Sat, Dec. 18, 2004

Published Tax IDs: Problem

CK - Washington.   Proof that the publication requirements for web site owners in Germany can do real harm: Heise.de reports on the potential for abuse of tax IDs and unauthorized access to the tax filing system. Mischievous parties can easily use tax ID numbers which are required to be published under Impressum* laws on the Internet and the federal tax code on invoices. They can access the federal tax filing and reporting system with those numbers and file declarations for others. Such declarations would enter the tax administration system and result in unrealistic, and potentially ruinous, tax bills. Combined with the new rule requiring electronic estimates and return beginning early in 2005, a major headache may be in the offing.

From an American perspective, the tax ID disclosure requirements seem irreconcilable with the European principles on privacy and the protection of data. By requiring such disclosures, government may be biting the hand that feeds it.

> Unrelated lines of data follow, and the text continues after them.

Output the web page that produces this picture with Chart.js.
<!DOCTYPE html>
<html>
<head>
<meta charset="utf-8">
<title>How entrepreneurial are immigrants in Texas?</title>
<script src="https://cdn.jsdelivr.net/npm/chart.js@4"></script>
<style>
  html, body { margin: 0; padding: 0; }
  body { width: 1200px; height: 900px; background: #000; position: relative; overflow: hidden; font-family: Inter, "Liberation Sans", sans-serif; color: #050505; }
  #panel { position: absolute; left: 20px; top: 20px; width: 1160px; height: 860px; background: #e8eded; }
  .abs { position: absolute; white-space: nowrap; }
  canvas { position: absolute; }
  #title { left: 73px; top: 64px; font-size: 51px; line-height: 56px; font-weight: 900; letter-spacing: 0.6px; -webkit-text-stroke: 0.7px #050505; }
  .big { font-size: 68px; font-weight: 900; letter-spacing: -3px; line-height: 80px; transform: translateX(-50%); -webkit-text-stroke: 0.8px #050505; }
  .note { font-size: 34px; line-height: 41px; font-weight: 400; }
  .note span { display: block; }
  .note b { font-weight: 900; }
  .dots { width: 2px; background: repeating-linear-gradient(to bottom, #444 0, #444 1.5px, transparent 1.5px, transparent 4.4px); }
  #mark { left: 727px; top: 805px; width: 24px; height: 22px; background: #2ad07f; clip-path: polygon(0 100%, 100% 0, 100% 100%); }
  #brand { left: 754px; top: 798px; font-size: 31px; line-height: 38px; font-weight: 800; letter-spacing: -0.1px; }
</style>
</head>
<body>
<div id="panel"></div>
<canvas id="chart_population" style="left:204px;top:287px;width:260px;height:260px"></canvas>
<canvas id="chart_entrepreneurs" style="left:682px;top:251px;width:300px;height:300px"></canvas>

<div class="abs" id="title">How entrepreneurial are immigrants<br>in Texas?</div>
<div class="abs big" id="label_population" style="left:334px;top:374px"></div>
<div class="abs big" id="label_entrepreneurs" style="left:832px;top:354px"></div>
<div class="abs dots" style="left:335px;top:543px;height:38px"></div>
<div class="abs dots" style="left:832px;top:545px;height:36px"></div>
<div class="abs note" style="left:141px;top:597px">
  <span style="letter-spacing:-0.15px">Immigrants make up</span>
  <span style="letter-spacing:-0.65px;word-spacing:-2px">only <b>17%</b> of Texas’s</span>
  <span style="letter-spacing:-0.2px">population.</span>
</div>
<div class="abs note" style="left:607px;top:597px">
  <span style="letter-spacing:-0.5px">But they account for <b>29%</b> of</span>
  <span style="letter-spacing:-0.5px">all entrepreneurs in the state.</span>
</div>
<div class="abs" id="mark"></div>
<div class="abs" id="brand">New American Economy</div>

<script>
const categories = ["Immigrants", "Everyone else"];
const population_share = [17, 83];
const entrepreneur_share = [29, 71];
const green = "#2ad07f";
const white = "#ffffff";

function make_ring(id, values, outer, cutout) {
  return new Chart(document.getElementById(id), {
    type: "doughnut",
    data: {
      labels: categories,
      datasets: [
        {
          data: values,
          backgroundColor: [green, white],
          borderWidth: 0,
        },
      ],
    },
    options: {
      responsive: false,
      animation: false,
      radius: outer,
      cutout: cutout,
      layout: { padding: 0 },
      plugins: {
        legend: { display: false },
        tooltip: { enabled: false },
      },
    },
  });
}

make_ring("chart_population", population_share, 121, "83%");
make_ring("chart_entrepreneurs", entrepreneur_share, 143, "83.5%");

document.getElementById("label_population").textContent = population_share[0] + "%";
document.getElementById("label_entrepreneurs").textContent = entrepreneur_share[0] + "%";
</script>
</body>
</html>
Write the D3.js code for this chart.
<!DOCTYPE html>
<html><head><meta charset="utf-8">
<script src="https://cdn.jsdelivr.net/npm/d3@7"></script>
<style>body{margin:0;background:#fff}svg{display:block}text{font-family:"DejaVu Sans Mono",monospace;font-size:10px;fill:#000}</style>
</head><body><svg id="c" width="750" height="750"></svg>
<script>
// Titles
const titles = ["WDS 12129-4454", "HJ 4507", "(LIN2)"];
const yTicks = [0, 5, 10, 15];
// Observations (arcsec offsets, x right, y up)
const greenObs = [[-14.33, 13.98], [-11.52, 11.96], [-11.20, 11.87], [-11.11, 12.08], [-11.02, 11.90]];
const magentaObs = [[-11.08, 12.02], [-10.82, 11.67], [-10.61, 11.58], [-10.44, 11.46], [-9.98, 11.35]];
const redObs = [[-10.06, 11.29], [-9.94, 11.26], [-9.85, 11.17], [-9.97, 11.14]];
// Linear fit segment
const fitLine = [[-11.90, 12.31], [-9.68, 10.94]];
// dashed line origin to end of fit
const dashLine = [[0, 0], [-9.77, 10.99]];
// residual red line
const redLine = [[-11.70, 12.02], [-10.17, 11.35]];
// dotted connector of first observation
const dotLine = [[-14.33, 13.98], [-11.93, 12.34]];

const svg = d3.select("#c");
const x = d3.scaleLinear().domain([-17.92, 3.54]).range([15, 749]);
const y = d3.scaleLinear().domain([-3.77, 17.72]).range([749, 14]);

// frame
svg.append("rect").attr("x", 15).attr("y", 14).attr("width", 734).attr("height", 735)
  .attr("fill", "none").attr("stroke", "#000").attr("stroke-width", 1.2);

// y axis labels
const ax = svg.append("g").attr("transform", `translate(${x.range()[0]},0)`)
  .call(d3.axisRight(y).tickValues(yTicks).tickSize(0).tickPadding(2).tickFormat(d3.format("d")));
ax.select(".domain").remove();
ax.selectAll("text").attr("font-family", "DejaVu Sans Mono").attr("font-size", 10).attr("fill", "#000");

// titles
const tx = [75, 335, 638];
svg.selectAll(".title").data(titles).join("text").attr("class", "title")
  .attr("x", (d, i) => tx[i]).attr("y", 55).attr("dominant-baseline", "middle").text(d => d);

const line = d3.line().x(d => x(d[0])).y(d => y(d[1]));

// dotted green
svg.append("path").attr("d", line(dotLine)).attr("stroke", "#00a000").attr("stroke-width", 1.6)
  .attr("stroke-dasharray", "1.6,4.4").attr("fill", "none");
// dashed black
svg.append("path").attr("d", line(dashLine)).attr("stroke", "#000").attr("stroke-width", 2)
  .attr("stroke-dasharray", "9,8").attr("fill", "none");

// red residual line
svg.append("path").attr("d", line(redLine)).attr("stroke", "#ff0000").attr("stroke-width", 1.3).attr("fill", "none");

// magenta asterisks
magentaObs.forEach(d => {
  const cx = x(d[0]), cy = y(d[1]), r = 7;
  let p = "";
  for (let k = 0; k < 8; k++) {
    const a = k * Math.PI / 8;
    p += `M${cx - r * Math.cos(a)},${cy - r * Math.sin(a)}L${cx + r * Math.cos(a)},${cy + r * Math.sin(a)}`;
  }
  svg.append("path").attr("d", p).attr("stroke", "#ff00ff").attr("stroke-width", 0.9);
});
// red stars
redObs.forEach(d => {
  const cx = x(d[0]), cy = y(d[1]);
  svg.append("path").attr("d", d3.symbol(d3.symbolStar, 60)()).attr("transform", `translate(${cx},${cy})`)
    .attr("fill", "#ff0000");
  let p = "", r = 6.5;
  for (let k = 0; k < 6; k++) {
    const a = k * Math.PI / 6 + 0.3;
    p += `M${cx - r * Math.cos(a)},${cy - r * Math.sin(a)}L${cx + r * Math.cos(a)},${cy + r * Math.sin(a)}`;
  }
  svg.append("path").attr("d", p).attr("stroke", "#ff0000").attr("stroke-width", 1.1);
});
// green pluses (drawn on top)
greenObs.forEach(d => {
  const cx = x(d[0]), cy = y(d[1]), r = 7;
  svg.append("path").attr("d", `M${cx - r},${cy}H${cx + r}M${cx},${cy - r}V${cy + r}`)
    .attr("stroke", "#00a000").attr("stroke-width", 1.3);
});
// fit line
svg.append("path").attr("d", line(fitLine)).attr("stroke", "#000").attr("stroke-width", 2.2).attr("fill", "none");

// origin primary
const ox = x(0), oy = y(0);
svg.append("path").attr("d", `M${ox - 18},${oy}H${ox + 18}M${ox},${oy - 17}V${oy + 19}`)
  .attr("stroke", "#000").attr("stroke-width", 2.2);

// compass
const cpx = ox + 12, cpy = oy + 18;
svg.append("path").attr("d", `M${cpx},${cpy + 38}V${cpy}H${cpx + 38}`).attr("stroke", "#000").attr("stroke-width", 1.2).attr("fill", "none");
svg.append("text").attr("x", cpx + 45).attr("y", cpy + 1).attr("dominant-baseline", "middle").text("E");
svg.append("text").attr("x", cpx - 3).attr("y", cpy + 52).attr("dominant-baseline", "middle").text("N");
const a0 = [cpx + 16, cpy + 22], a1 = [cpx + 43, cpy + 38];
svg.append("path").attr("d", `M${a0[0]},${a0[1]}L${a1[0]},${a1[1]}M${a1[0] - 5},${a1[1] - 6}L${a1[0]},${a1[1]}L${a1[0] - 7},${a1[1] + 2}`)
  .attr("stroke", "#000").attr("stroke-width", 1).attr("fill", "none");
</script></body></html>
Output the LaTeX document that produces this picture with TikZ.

* Impressum is the short, unofficial name for the identification of content providers on the Internet and in other media. While non-Internet media had been subject to this requirement for some time, the extension of this anti-privacy rule to the Internet is of more recent origin. Austria has similar rules. Such rules would violate the American ordre public which considers anonymity sacrosanct ever since the Federalist discussions, see Jonathan Wallace, Nameless in Cyberspace: Anonymity on the Internet. American courts invalidate laws that attempt to outlaw the anonymous exercize of free speech.